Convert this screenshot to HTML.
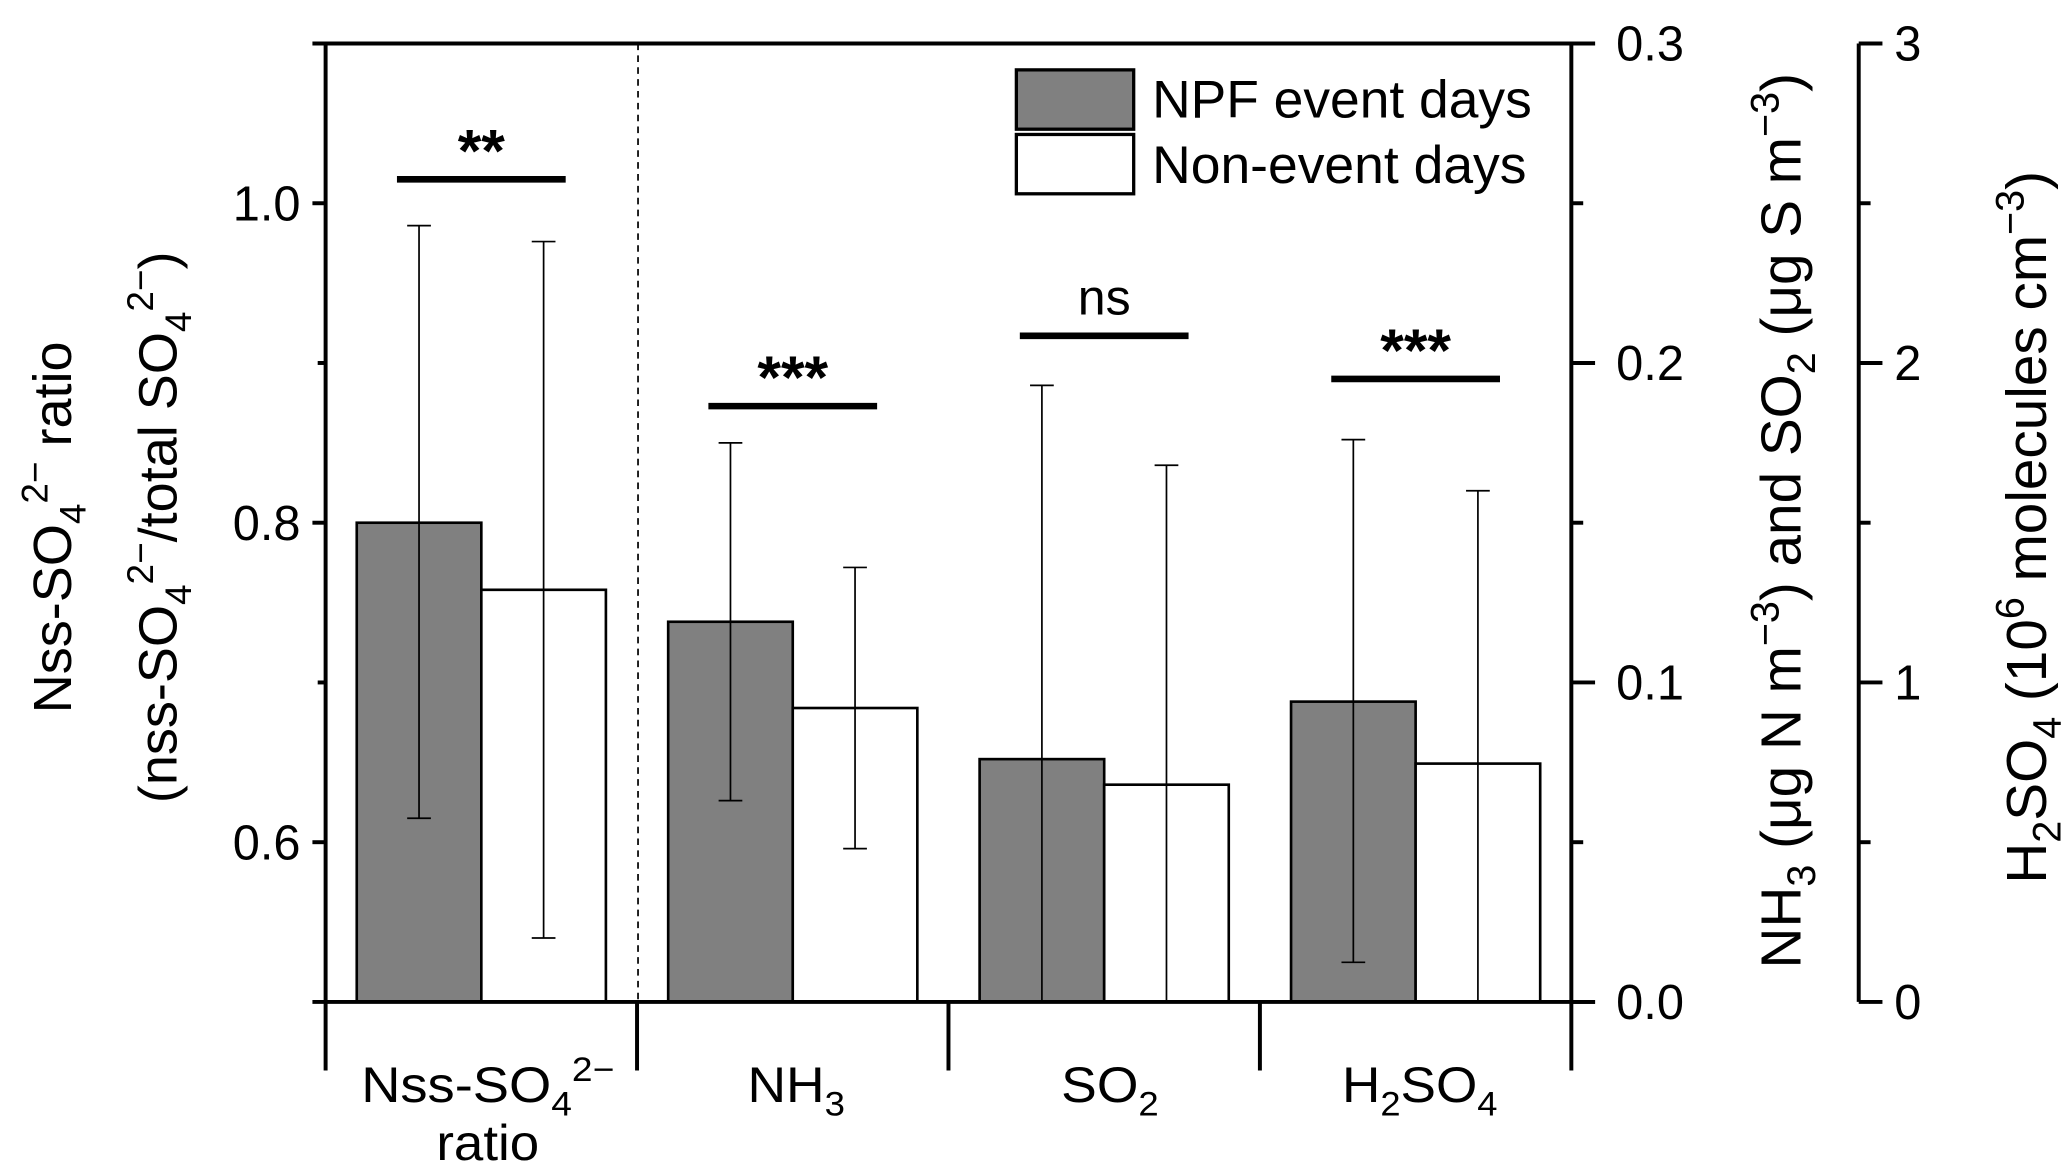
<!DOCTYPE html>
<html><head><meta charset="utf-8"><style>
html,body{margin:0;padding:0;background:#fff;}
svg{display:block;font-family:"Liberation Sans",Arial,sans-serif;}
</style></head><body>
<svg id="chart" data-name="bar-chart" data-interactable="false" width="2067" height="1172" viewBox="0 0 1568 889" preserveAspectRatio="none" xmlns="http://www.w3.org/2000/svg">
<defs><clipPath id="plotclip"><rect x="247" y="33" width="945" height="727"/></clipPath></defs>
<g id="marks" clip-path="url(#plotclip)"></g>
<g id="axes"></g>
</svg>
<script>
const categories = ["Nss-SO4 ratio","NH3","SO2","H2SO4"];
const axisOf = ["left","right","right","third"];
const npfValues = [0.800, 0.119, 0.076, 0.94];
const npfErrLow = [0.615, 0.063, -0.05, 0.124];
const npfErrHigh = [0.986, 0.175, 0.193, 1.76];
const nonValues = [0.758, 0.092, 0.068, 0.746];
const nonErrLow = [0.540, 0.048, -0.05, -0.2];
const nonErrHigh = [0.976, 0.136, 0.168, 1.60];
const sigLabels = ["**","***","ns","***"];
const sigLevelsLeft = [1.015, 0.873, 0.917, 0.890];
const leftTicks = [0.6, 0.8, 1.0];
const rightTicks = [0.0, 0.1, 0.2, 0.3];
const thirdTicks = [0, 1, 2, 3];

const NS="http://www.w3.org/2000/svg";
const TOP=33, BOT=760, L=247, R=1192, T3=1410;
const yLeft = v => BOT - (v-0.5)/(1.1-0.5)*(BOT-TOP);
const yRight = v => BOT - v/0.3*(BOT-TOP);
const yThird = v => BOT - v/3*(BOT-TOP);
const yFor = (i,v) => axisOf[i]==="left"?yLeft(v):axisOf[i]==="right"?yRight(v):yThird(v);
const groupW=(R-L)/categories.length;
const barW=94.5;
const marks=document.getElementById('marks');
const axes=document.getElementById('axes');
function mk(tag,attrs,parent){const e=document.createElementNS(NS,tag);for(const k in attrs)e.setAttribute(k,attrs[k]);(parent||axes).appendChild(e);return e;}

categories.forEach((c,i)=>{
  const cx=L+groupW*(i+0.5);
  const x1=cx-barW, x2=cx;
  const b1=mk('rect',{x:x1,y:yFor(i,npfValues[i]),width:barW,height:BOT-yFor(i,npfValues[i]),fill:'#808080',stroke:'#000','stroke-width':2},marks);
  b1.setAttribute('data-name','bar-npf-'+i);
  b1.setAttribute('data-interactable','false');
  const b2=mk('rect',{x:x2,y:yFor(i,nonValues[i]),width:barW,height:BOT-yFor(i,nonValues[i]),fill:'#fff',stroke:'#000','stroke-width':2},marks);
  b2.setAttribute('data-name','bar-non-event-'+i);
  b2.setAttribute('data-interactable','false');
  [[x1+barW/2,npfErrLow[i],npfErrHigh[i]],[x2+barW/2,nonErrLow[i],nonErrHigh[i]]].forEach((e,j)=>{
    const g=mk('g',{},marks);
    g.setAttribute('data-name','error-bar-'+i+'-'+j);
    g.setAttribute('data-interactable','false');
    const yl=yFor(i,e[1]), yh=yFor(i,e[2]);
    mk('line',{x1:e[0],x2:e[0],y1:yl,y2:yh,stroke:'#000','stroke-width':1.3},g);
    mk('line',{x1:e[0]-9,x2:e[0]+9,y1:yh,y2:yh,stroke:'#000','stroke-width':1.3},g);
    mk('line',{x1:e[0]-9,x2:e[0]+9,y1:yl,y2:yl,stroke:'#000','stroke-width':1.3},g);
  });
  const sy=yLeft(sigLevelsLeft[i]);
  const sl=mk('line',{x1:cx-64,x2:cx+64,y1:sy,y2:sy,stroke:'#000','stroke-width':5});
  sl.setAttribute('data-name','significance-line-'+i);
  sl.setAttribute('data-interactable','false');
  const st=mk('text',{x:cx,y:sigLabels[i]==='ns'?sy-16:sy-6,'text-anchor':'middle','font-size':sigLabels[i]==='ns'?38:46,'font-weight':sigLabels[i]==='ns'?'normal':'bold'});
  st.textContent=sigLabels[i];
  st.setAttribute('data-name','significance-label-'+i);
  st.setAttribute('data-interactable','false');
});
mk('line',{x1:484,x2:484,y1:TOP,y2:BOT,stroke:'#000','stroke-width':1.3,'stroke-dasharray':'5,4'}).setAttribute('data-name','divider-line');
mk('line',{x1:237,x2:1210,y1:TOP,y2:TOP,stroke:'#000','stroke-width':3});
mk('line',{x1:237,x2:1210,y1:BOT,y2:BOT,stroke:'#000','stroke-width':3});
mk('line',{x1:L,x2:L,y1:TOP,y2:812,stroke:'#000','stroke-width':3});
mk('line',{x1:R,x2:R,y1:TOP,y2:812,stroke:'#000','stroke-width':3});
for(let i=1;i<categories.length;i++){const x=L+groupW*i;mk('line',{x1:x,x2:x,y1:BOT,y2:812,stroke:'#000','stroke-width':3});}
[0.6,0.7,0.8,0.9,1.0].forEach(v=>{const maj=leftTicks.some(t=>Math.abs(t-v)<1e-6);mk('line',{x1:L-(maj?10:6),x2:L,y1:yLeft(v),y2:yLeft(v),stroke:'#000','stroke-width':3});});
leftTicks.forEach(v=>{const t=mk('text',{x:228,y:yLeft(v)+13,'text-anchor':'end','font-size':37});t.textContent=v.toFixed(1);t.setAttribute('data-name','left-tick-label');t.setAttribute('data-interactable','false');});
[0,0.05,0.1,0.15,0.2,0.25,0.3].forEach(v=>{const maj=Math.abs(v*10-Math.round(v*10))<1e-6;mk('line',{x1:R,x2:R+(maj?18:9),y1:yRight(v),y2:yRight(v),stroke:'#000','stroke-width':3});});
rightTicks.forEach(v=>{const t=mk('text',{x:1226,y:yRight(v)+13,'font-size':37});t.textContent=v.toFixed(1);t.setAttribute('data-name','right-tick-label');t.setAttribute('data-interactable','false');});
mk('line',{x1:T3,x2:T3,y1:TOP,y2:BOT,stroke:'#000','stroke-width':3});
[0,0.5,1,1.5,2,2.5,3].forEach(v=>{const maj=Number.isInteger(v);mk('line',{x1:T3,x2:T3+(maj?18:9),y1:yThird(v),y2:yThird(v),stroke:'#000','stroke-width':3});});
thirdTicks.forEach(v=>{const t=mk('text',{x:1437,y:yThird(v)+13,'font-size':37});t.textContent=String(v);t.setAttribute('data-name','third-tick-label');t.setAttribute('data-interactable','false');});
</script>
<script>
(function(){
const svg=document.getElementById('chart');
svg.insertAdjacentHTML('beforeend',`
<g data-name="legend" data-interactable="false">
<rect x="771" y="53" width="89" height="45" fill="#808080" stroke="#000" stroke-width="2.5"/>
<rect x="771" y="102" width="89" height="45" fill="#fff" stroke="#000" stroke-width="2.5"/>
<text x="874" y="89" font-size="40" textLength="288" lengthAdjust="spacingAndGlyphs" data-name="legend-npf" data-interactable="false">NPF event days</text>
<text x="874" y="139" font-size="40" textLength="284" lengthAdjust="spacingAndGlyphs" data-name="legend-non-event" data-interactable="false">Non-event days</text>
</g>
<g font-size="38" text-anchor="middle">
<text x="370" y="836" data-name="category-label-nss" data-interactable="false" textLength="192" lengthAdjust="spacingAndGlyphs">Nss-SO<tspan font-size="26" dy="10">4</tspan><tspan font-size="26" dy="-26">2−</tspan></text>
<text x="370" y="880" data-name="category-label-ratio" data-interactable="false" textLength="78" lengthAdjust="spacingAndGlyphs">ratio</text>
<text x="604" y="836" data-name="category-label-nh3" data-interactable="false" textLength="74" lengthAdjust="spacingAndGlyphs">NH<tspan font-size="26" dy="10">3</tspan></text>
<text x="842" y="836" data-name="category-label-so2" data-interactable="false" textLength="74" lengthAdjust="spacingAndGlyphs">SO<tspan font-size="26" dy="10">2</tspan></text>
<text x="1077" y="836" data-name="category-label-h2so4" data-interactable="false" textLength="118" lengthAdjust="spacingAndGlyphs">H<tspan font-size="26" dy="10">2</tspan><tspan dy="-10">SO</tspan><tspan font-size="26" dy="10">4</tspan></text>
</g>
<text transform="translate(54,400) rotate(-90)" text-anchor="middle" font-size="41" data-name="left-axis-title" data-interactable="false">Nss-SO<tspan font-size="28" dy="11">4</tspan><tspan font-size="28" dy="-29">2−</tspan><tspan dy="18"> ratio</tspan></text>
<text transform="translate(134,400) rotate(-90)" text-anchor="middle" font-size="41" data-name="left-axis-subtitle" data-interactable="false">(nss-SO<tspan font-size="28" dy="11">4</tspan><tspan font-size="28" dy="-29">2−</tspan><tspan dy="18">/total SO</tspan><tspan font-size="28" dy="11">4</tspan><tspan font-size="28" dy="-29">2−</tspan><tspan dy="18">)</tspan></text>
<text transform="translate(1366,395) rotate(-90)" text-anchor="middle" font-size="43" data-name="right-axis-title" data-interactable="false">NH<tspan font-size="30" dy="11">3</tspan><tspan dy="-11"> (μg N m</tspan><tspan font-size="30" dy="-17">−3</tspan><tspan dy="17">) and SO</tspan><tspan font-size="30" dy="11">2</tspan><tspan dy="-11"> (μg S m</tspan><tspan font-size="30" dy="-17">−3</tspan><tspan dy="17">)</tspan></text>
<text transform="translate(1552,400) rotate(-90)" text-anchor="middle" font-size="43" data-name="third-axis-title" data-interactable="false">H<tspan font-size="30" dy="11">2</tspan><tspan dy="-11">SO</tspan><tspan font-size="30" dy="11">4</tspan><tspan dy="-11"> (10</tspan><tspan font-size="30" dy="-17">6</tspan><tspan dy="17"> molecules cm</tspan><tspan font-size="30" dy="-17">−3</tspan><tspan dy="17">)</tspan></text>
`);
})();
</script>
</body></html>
====================
Without the pictures, return the listing above from its first line through the line that has "e=document.createElementNS(NS,tag);for(const k in".

Answer for this exercise:
Convert this screenshot to HTML.
<!DOCTYPE html>
<html><head><meta charset="utf-8"><style>
html,body{margin:0;padding:0;background:#fff;}
svg{display:block;font-family:"Liberation Sans",Arial,sans-serif;}
</style></head><body>
<svg id="chart" data-name="bar-chart" data-interactable="false" width="2067" height="1172" viewBox="0 0 1568 889" preserveAspectRatio="none" xmlns="http://www.w3.org/2000/svg">
<defs><clipPath id="plotclip"><rect x="247" y="33" width="945" height="727"/></clipPath></defs>
<g id="marks" clip-path="url(#plotclip)"></g>
<g id="axes"></g>
</svg>
<script>
const categories = ["Nss-SO4 ratio","NH3","SO2","H2SO4"];
const axisOf = ["left","right","right","third"];
const npfValues = [0.800, 0.119, 0.076, 0.94];
const npfErrLow = [0.615, 0.063, -0.05, 0.124];
const npfErrHigh = [0.986, 0.175, 0.193, 1.76];
const nonValues = [0.758, 0.092, 0.068, 0.746];
const nonErrLow = [0.540, 0.048, -0.05, -0.2];
const nonErrHigh = [0.976, 0.136, 0.168, 1.60];
const sigLabels = ["**","***","ns","***"];
const sigLevelsLeft = [1.015, 0.873, 0.917, 0.890];
const leftTicks = [0.6, 0.8, 1.0];
const rightTicks = [0.0, 0.1, 0.2, 0.3];
const thirdTicks = [0, 1, 2, 3];

const NS="http://www.w3.org/2000/svg";
const TOP=33, BOT=760, L=247, R=1192, T3=1410;
const yLeft = v => BOT - (v-0.5)/(1.1-0.5)*(BOT-TOP);
const yRight = v => BOT - v/0.3*(BOT-TOP);
const yThird = v => BOT - v/3*(BOT-TOP);
const yFor = (i,v) => axisOf[i]==="left"?yLeft(v):axisOf[i]==="right"?yRight(v):yThird(v);
const groupW=(R-L)/categories.length;
const barW=94.5;
const marks=document.getElementById('marks');
const axes=document.getElementById('axes');
function mk(tag,attrs,parent){const e=document.createElementNS(NS,tag);for(const k in attrs)e.setAttribute(k,attrs[k]);(parent||axes).appendChild(e);return e;}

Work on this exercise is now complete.